- [SUPPLIED INFORMATION]

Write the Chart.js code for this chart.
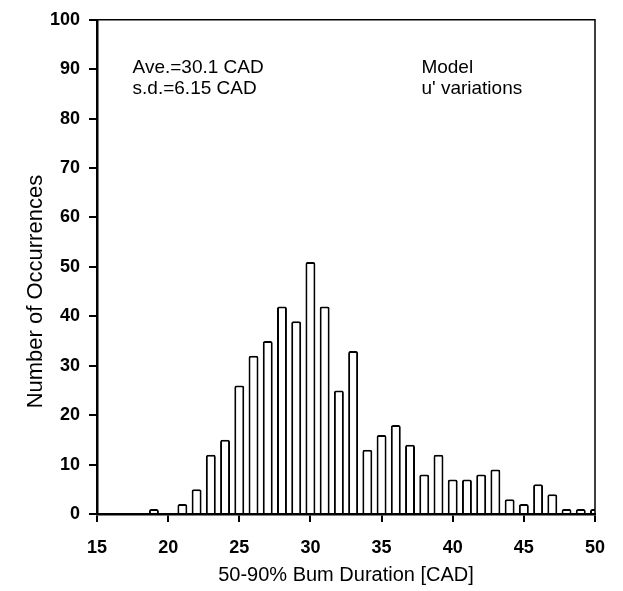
<!DOCTYPE html>
<html>
<head>
<meta charset="utf-8">
<script src="https://cdn.jsdelivr.net/npm/chart.js@4/dist/chart.umd.min.js"></script>
<style>
  html, body { margin: 0; padding: 0; background: #fff; }
  #wrap { width: 623px; height: 591px; }
</style>
</head>
<body>
<div id="wrap"><canvas id="myChart" width="623" height="591"></canvas></div>
<script>
// burn duration bins (CAD) and how many cycles fell in each
var durations = [19, 20, 21, 22, 23, 24, 25, 26, 27, 28, 29, 30, 31, 32, 33, 34,
                 35, 36, 37, 38, 39, 40, 41, 42, 43, 44, 45, 46, 47, 48, 49, 50];
var counts    = [1, 0, 2, 5, 12, 15, 26, 32, 35, 42, 39, 51, 42, 25, 33, 13,
                 16, 18, 14, 8, 12, 7, 7, 8, 9, 3, 2, 6, 4, 1, 1, 1];

var xTicks = [15, 20, 25, 30, 35, 40, 45, 50];
var yTicks = [0, 10, 20, 30, 40, 50, 60, 70, 80, 90, 100];

var notes = [
    { x: 17.5, y: 89.2, text: 'Ave.=30.1 CAD' },
    { x: 17.5, y: 85.0, text: 's.d.=6.15 CAD' },
    { x: 37.8, y: 89.2, text: 'Model' },
    { x: 37.8, y: 85.0, text: "u' variations" }
];
var yTitle = 'Number of Occurrences';

var FONT = '"Liberation Sans", Arial, Helvetica, sans-serif';

//Frame round the plot, notes and the y title
var framePlugin = {
    id: 'frame',
    afterDatasetsDraw: function(chart){
        var ctx = chart.ctx, a = chart.chartArea;
        ctx.save();
        ctx.strokeStyle = '#000';
        ctx.lineWidth = 1.5;
        ctx.beginPath();
        ctx.moveTo(a.left, a.top);
        ctx.lineTo(a.right, a.top);
        ctx.lineTo(a.right, a.bottom);
        ctx.stroke();

        ctx.fillStyle = '#000';
        ctx.font = '19px ' + FONT;
        ctx.textBaseline = 'alphabetic';
        ctx.textAlign = 'left';
        notes.forEach(function(n){
            ctx.fillText(n.text, chart.scales.x.getPixelForValue(n.x), chart.scales.y.getPixelForValue(n.y));
        });

        // y title, a bit below the middle like in the original
        ctx.translate(36, chart.scales.y.getPixelForValue(45));
        ctx.rotate(-Math.PI / 2);
        ctx.font = '22px ' + FONT;
        ctx.textAlign = 'center';
        ctx.textBaseline = 'middle';
        ctx.fillText(yTitle, 0, 0);
        ctx.restore();
    }
};

var ctx = document.getElementById('myChart');
var histChart = new Chart(ctx, {
    type: 'bar',
    data: {
        datasets: [{
            data: durations.map(function(d, i){ return { x: d, y: counts[i] }; }),
            backgroundColor: '#fff',
            borderColor: '#000',
            borderWidth: 2,
            borderRadius: 2,
            barPercentage: 0.7,
            categoryPercentage: 1
        }]
    },
    options: {
        responsive: false,
        animation: false,
        devicePixelRatio: 1,
        layout: { padding: { left: 0, right: 28, top: 17, bottom: 0 } },
        plugins: { legend: { display: false }, tooltip: { enabled: false } },
        scales: {
            x: {
                type: 'linear',
                min: 15,
                max: 50,
                offset: false,
                afterFit: function(s){ s.height = 77; },
                afterBuildTicks: function(s){ s.ticks = xTicks.map(function(v){ return { value: v }; }); },
                grid: { display: true, drawOnChartArea: false, drawTicks: true, tickLength: 8, color: '#000', lineWidth: 2, offset: false },
                border: { display: true, color: '#000', width: 2.5 },
                ticks: { color: '#000', padding: 15, maxRotation: 0, font: { family: FONT, size: 18, weight: 'bold' } },
                title: { display: true, text: '50-90% Bum Duration [CAD]', color: '#000', padding: { top: 0, bottom: 4 }, font: { family: FONT, size: 20 } }
            },
            y: {
                min: 0,
                max: 100,
                afterFit: function(s){ s.width = 97; },
                afterBuildTicks: function(s){ s.ticks = yTicks.map(function(v){ return { value: v }; }); },
                grid: { display: true, drawOnChartArea: false, drawTicks: true, tickLength: 8, color: '#000', lineWidth: 2 },
                border: { display: true, color: '#000', width: 2.5 },
                ticks: { color: '#000', padding: 9, font: { family: FONT, size: 18, weight: 'bold' } },
                title: { display: false }
            }
        }
    },
    plugins: [framePlugin]
});
</script>
</body>
</html>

- [WHAT THE EXERCISE ASKS]
Without the pictures, print the whole listing exactly as given.

- [FULL RESPONSE]
Write the Chart.js code for this chart.
<!DOCTYPE html>
<html>
<head>
<meta charset="utf-8">
<script src="https://cdn.jsdelivr.net/npm/chart.js@4/dist/chart.umd.min.js"></script>
<style>
  html, body { margin: 0; padding: 0; background: #fff; }
  #wrap { width: 623px; height: 591px; }
</style>
</head>
<body>
<div id="wrap"><canvas id="myChart" width="623" height="591"></canvas></div>
<script>
// burn duration bins (CAD) and how many cycles fell in each
var durations = [19, 20, 21, 22, 23, 24, 25, 26, 27, 28, 29, 30, 31, 32, 33, 34,
                 35, 36, 37, 38, 39, 40, 41, 42, 43, 44, 45, 46, 47, 48, 49, 50];
var counts    = [1, 0, 2, 5, 12, 15, 26, 32, 35, 42, 39, 51, 42, 25, 33, 13,
                 16, 18, 14, 8, 12, 7, 7, 8, 9, 3, 2, 6, 4, 1, 1, 1];

var xTicks = [15, 20, 25, 30, 35, 40, 45, 50];
var yTicks = [0, 10, 20, 30, 40, 50, 60, 70, 80, 90, 100];

var notes = [
    { x: 17.5, y: 89.2, text: 'Ave.=30.1 CAD' },
    { x: 17.5, y: 85.0, text: 's.d.=6.15 CAD' },
    { x: 37.8, y: 89.2, text: 'Model' },
    { x: 37.8, y: 85.0, text: "u' variations" }
];
var yTitle = 'Number of Occurrences';

var FONT = '"Liberation Sans", Arial, Helvetica, sans-serif';

//Frame round the plot, notes and the y title
var framePlugin = {
    id: 'frame',
    afterDatasetsDraw: function(chart){
        var ctx = chart.ctx, a = chart.chartArea;
        ctx.save();
        ctx.strokeStyle = '#000';
        ctx.lineWidth = 1.5;
        ctx.beginPath();
        ctx.moveTo(a.left, a.top);
        ctx.lineTo(a.right, a.top);
        ctx.lineTo(a.right, a.bottom);
        ctx.stroke();

        ctx.fillStyle = '#000';
        ctx.font = '19px ' + FONT;
        ctx.textBaseline = 'alphabetic';
        ctx.textAlign = 'left';
        notes.forEach(function(n){
            ctx.fillText(n.text, chart.scales.x.getPixelForValue(n.x), chart.scales.y.getPixelForValue(n.y));
        });

        // y title, a bit below the middle like in the original
        ctx.translate(36, chart.scales.y.getPixelForValue(45));
        ctx.rotate(-Math.PI / 2);
        ctx.font = '22px ' + FONT;
        ctx.textAlign = 'center';
        ctx.textBaseline = 'middle';
        ctx.fillText(yTitle, 0, 0);
        ctx.restore();
    }
};

var ctx = document.getElementById('myChart');
var histChart = new Chart(ctx, {
    type: 'bar',
    data: {
        datasets: [{
            data: durations.map(function(d, i){ return { x: d, y: counts[i] }; }),
            backgroundColor: '#fff',
            borderColor: '#000',
            borderWidth: 2,
            borderRadius: 2,
            barPercentage: 0.7,
            categoryPercentage: 1
        }]
    },
    options: {
        responsive: false,
        animation: false,
        devicePixelRatio: 1,
        layout: { padding: { left: 0, right: 28, top: 17, bottom: 0 } },
        plugins: { legend: { display: false }, tooltip: { enabled: false } },
        scales: {
            x: {
                type: 'linear',
                min: 15,
                max: 50,
                offset: false,
                afterFit: function(s){ s.height = 77; },
                afterBuildTicks: function(s){ s.ticks = xTicks.map(function(v){ return { value: v }; }); },
                grid: { display: true, drawOnChartArea: false, drawTicks: true, tickLength: 8, color: '#000', lineWidth: 2, offset: false },
                border: { display: true, color: '#000', width: 2.5 },
                ticks: { color: '#000', padding: 15, maxRotation: 0, font: { family: FONT, size: 18, weight: 'bold' } },
                title: { display: true, text: '50-90% Bum Duration [CAD]', color: '#000', padding: { top: 0, bottom: 4 }, font: { family: FONT, size: 20 } }
            },
            y: {
                min: 0,
                max: 100,
                afterFit: function(s){ s.width = 97; },
                afterBuildTicks: function(s){ s.ticks = yTicks.map(function(v){ return { value: v }; }); },
                grid: { display: true, drawOnChartArea: false, drawTicks: true, tickLength: 8, color: '#000', lineWidth: 2 },
                border: { display: true, color: '#000', width: 2.5 },
                ticks: { color: '#000', padding: 9, font: { family: FONT, size: 18, weight: 'bold' } },
                title: { display: false }
            }
        }
    },
    plugins: [framePlugin]
});
</script>
</body>
</html>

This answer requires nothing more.